Proust definió la vida social como el reino de la nada: en los ochenta el diseño fue el paroxismo de la industria y de la cultura de la nada, del telón pintado, del envoltorio brillante sin nada en su interior. No hacía falta saber nada, ni hacer nada, ni construir de verdad nada sólido, necesario o tangible. Los ricos se hicieron mucho más ricos traficando en nada y los parados y los pobres parecía que lograban vivir del aire. Un país entero facturaba pompas de jabón y envases vacíos, se alimentaba de palabras y humo, modelaba aire de colores, vivía una prosperidad ávida y alucinada, puramente imaginaría, porque sólo existió en los fuegos de artificio de los especuladores y los hipnotizadores. Más que las ideas de las personas importaba su vestuario: más que los cuadros de un pintor se juzgaba su edad o su corte de pelo; la sastrería y la peluquería alcanzaron el rango de las Bellas Artes, al mismo tiempo que los artistas imitaban la palabrería y los amaneramientos de los peluqueros y los sastres; las cosas reales eran borradas o sustituidas por su reflejos; lo que uno fuese o hiciera de verdad carecía de valor si uno no vendía imagen: se vendía la imagen, se cambiaba de imagen, se potenciaba la imagen, se mejoraba, se diseñaba. Fue la edad de oro de las mascotas, de los logotipos y los impostores.

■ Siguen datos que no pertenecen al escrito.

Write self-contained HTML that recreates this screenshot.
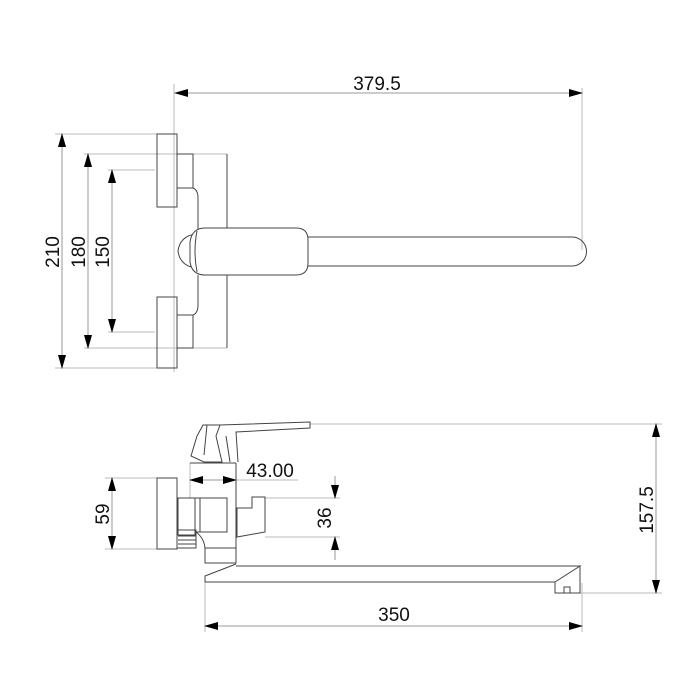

Una de las primeras tareas que se impuso el hoy célebre Luis Roldán fue cambiar la imagen de la Guardia Civil. El mayor mérito de los monigotes y de los artefactos de Javier Mariscal era que parecía que daban en el mundo una imagen más moderna de España. La única ventaja de nuestra quiebra de ahora es que al no haberse edificado nada real sólo se hunden espejismos. La nuestra es también una decadencia de diseño, una ruina limpia, sin derrumbes polvorientos ni dramatismo de escombros. Las civilizaciones más sólidas dejan al desaparecer fragmentos de arquitecturas derribadas y estatuas sin nombre. Lo más tangible que habrá dejado esta década para los arqueólogos del próximo fin de siglo será alguna copia en mármol del muneco Cobi.